Хоронили мы его все – все его дети, любимые и не очень…

А я корю себя за то, что не нашла в себе ни сил, ни времени, ни мудрости просто поговорить с ним – о нём самом. Как и он – со мной обо мне. Гурьевское мы с ним отродье…


Москва слезам не верит


– Ну-ка, мелочь пузатая, бегом сюда! – зовёт нас папка. – Я вам сейчас Москву покажу!

Что это за Москва такая, мы с сестрой не знаем, мы ещё маленькие: мне четыре, ей почти два. Да и какая разница?! Главное, что папка сегодня весёлый, не ругается и не дерётся. И мы охотно выстраиваемся в очередь на «просмотр» обещанной Москвы.

Подхожу первой, я же старшая. Отец обхватывает ладонями с обеих сторон мою головёшку, сжимает её и тянет меня вверх. В голове шумит, ушам больно, но я таращу глаза, пытаясь увидеть Москву.

– Ну как, видишь? – весело смеётся отец.

– Нееет, – из моих глаз уже брызжут слёзы.

И Валя начинает громко реветь, ещё даже и не попытавшись посмотреть на Москву…

Теперь и я своим гостям Москву показываю, – я же дочь своего отца, тоже юмористка.

– Хочешь, – спрашиваю, – Москву тебе покажу?

А кто не хочет? Тогда я подвожу гостя к окошку и показываю: вооон она, Москва. И тычу пальцем в сторону небольшого уголка района Митино. А вы думали, что Москва – это только Кремль и Красная площадь? Москва – она разная. Она – большая…

И слезам она точно не верит.


Отец и мат


Наверное, я всё-таки немного ханжа. Если под это определение попадают те, кто отрицательно относится к мату. Я именно из таких вот фифочек: не люблю, не поощряю и не употребляю.

Лет до 30 просто физически мат не переносила. Всякий раз, когда его слышала, меня передёргивало. А всё очень просто: папаня мой покойный был страшным, просто до безобразия ужасным матерщинником. То есть буквально каждое нормальное слово перемежалось у него с нецензурным.

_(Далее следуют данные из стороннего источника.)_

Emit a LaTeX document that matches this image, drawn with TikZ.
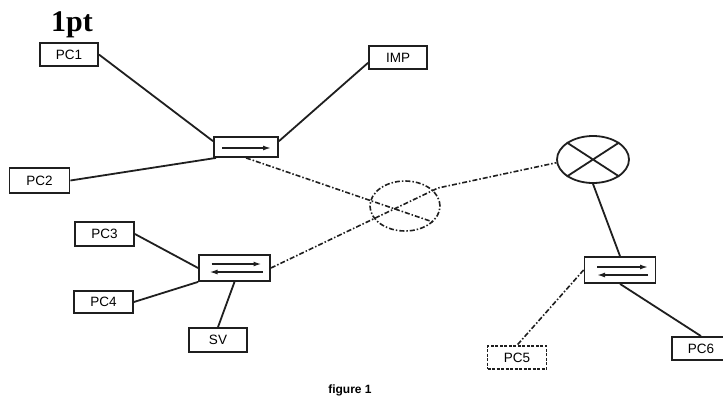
\documentclass[tikz,border=0pt]{standalone}
\usepackage{fontspec}
\setmainfont{Liberation Sans}
\newfontfamily\serifb{Liberation Serif}
\usetikzlibrary{shapes.geometric,arrows.meta}
\begin{document}
\begin{tikzpicture}[x=1pt,y=-1pt,
  ink/.style={draw=black!88, line width=1.8pt},
  pcbox/.style={ink, rectangle, minimum width=58pt, minimum height=23pt, inner sep=0pt, font=\fontsize{13.5}{13.5}\selectfont},
  swbox/.style={ink, rectangle, inner sep=0pt},
  link/.style={ink},
  dlink/.style={ink, line width=1.6pt, dash pattern=on 5pt off 2pt on 1.5pt off 2pt},
  sarrow/.style={draw=black!88, line width=1.5pt, -{Latex[length=8pt,width=5pt]}}
]
\useasboundingbox (0,0) rectangle (723,399);

% title
\node[anchor=base west, inner sep=0pt, font=\serifb\bfseries\fontsize{30}{30}\selectfont] (title) at (51,31) {1pt};

% end devices
\node[pcbox] (pc1) at (69,54.5) {PC1};
\node[pcbox] (imp) at (398,57.5) {IMP};
\node[pcbox, minimum width=60pt, minimum height=25pt] (pc2) at (39.5,180.5) {PC2};
\node[pcbox, minimum width=59pt, minimum height=24pt] (pc3) at (104.5,234) {PC3};
\node[pcbox, minimum width=59pt, minimum height=22pt] (pc4) at (103.5,302) {PC4};
\node[pcbox, minimum height=24pt] (sv) at (218,340) {SV};
\node[pcbox, minimum width=59pt, line width=1.5pt, dash pattern=on 3pt off 1.5pt] (pc5) at (517,357.5) {PC5};
\node[pcbox] (pc6) at (701,348.5) {PC6};

% switches
\node[swbox, minimum width=64pt, minimum height=20pt] (sw1) at (246,147) {};
\node[swbox, minimum width=71pt, minimum height=26pt] (sw2) at (234.5,268) {};
\node[swbox, minimum width=71pt, minimum height=26pt] (sw3) at (620,270) {};

% hub (dashed) and router
\node[ellipse, dlink, minimum width=70pt, minimum height=50pt, inner sep=0pt] (hub) at (405,206) {};
\node[ellipse, ink, minimum width=72pt, minimum height=47pt, inner sep=0pt] (rt) at (593,159.5) {};
\draw[ink] (rt.147) -- (rt.-33) (rt.33) -- (rt.-147);

\coordinate (hubA) at (438,188);
\coordinate (hubB) at (433,222);

% arrows inside switches
\draw[sarrow] ([xshift=-24pt,yshift=-1pt]sw1.center) -- ([xshift=25pt,yshift=-1pt]sw1.center);
\draw[sarrow] ([xshift=-23pt,yshift=4pt]sw2.center) -- ([xshift=27pt,yshift=4pt]sw2.center);
\draw[sarrow] ([xshift=28pt,yshift=-4pt]sw2.center) -- ([xshift=-25pt,yshift=-4pt]sw2.center);
\draw[sarrow] ([xshift=-23pt,yshift=3pt]sw3.center) -- ([xshift=28pt,yshift=3pt]sw3.center);
\draw[sarrow] ([xshift=28pt,yshift=-5pt]sw3.center) -- ([xshift=-23pt,yshift=-5pt]sw3.center);

% links
\draw[link] (pc1.east) -- (sw1.170);
\draw[link] (imp.190) -- (sw1.10);
\draw[link] (pc2.east) -- (sw1.200);
\draw[dlink] (sw1.south) -- (hubB);

\draw[link] (pc3.east) -- (sw2.west);
\draw[link] (pc4.east) -- (sw2.south west);
\draw[link] (sv.north) -- (sw2.south);
\draw[dlink] (sw2.east) -- (hubA) -- (rt.185);

\draw[link] (rt.-90) -- (sw3.north);
\draw[dlink] (sw3.west) -- (pc5.north);
\draw[link] (sw3.south) -- (pc6.north);

% caption
\node[font=\bfseries\fontsize{12}{12}\selectfont, inner sep=0pt] (cap) at (350,390) {figure 1};
\end{tikzpicture}
\end{document}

– Любка, блин, принеси-ка мне, блин, папиросы, блин, – такая вот, с позволения сказать, отеческая просьба произносилась вполне миролюбивым тоном: отче мой в это время… читал Бориса Можаева, Василия Белова или Ремарка. Думаю, если бы кто-то сказал папуле, что с детьми так общаться непозволительно, он бы очень удивился: а что он такого сказал? По-другому он просто не умел.

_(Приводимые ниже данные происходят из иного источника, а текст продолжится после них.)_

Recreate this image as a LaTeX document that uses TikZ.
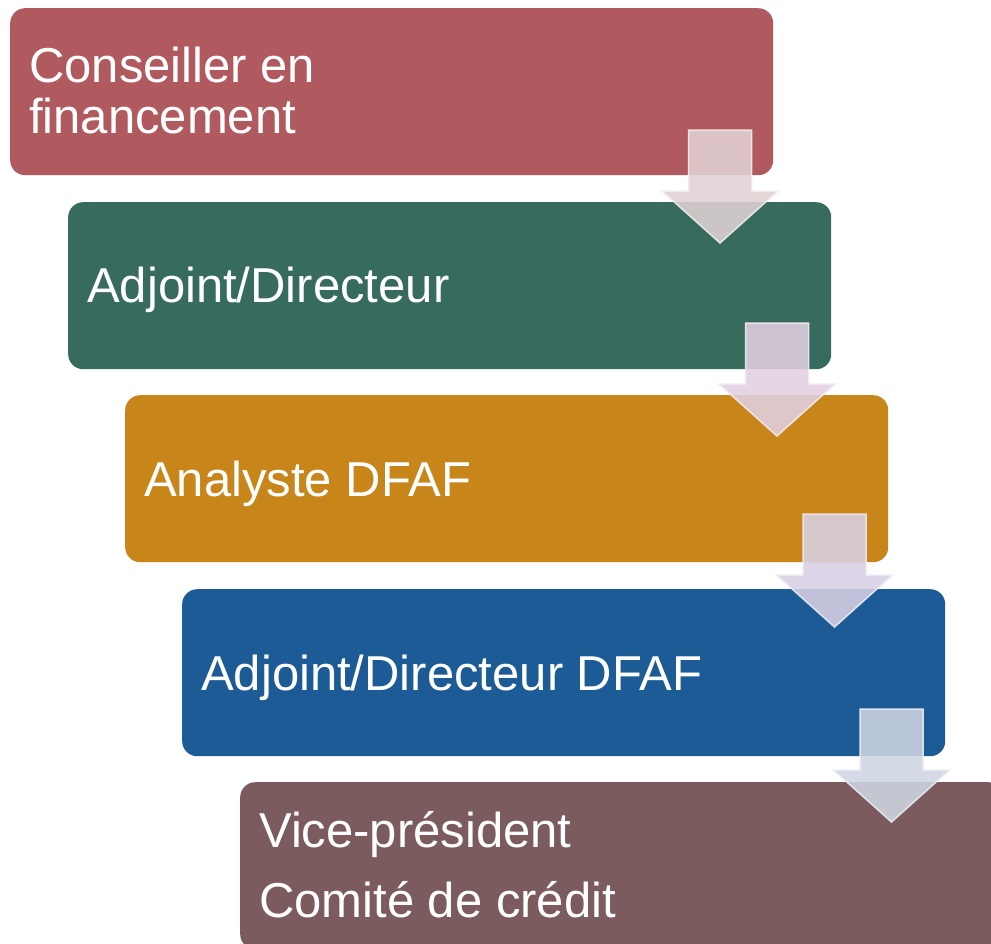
\documentclass[tikz,border=0pt]{standalone}
\usepackage{fontspec}
\setmainfont{Liberation Sans}
\definecolor{cA}{HTML}{B05A60}
\definecolor{cB}{HTML}{376B5E}
\definecolor{cC}{HTML}{C8861A}
\definecolor{cD}{HTML}{1C5B96}
\definecolor{cE}{HTML}{7B5B5E}
\definecolor{aA}{HTML}{E1D2D5}
\definecolor{aB}{HTML}{E2D0E2}
\definecolor{aC}{HTML}{D8D0E4}
\definecolor{aD}{HTML}{CFD5E3}
\tikzset{
  stepbox/.style={rounded corners=15bp, draw=none, anchor=north west,
    minimum width=763bp, minimum height=167bp, inner sep=0pt},
  label/.style={anchor=base west, inner sep=0pt, text=white,
    font=\fontsize{49bp}{51bp}\selectfont},
  darrow/.pic={\path[fill=#1, fill opacity=0.88, draw=white!55!#1, draw opacity=0.9, line width=1.5bp]
    (-31.5,0) -- (31.5,0) -- (31.5,61) -- (58,61) -- (0,113) -- (-58,61) -- (-31.5,61) -- cycle;}
}
\begin{document}
\begin{tikzpicture}[x=1bp,y=-1bp]
\useasboundingbox (0,0) rectangle (991,944);
\clip (0,0) rectangle (991,944);
\fill[white] (0,0) rectangle (991,944);
\node[stepbox, fill=cA] (b1) at (10,8) {};
\node[stepbox, fill=cB] (b2) at (68,202) {};
\node[stepbox, fill=cC] (b3) at (125,395) {};
\node[stepbox, fill=cD] (b4) at (182,589) {};
\node[stepbox, fill=cE] (b5) at (240,782) {};
\node[label] (t1a) at (29,82) {Conseiller en};
\node[label] (t1b) at (29,133) {financement};
\node[label] (t2) at (87,302) {Adjoint/Directeur};
\node[label] (t3) at (144,496) {Analyste DFAF};
\node[label] (t4) at (201,690) {Adjoint/Directeur DFAF};
\node[label] (t5a) at (259,847) {Vice-président};
\node[label] (t5b) at (259,917) {Comité de crédit};
\coordinate (a1) at (720,130);
\coordinate (a2) at (777,323);
\coordinate (a3) at (834.5,514);
\coordinate (a4) at (891.5,709);
\pic at (a1) {darrow=aA};
\pic at (a2) {darrow=aB};
\pic at (a3) {darrow=aC};
\pic at (a4) {darrow=aD};
\end{tikzpicture}
\end{document}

Ну, и что мне оставалось? Либо, подражая папочке, начать тоже активно осваивать и усовершенствовать ненормативную лексику, либо – никогда не употреблять эти нехорошие слова.

Сейчас, правда, я уже спокойно воспринимаю идиоматические выражения. А иногда даже сожалею, что не умею «образно» выразиться…


Когда Гагарин полетел в космос


Врать не буду, ни «своими глазами» не видела, как приземлился первый космонавт, ни «своими руками» не помогала ему освободиться от скафандра, но день этот я действительно помню.

Мне было шесть лет. Единственным источником всех новостей из внешнего мира у нас были радиорепродукторы – висевшие на столбах чёрные тарелки. В этот день бархатный баритон диктора Левитана (тогда я, естественно, не знала, что это Левитан) торжественно произносил непонятные слова: космос, ракета, «Восток», Гагарин…

Все взрослые говорили лишь об этом событии. Как позже со смехом вспоминала бабушка, мужики даже пить перестали. Моя врождённая любознательность оказалась сильнее стеснительности, и я приставала ко всем с расспросами и уточнениями, что позволило в конце концов сложить эти незнакомые слова в определённую картинку: Юрий Гагарин на ракете «Восток» полетел в космос. Вот только зачем он туда полетел, выяснить так и не удалось – никто из взрослых внятно объяснить не мог.

«Видимо, подвиг совершать», – решила я. Раз о нём все говорят, то значит, он герой, как Зоя Космодемьянская, про которую бабушка рассказывала.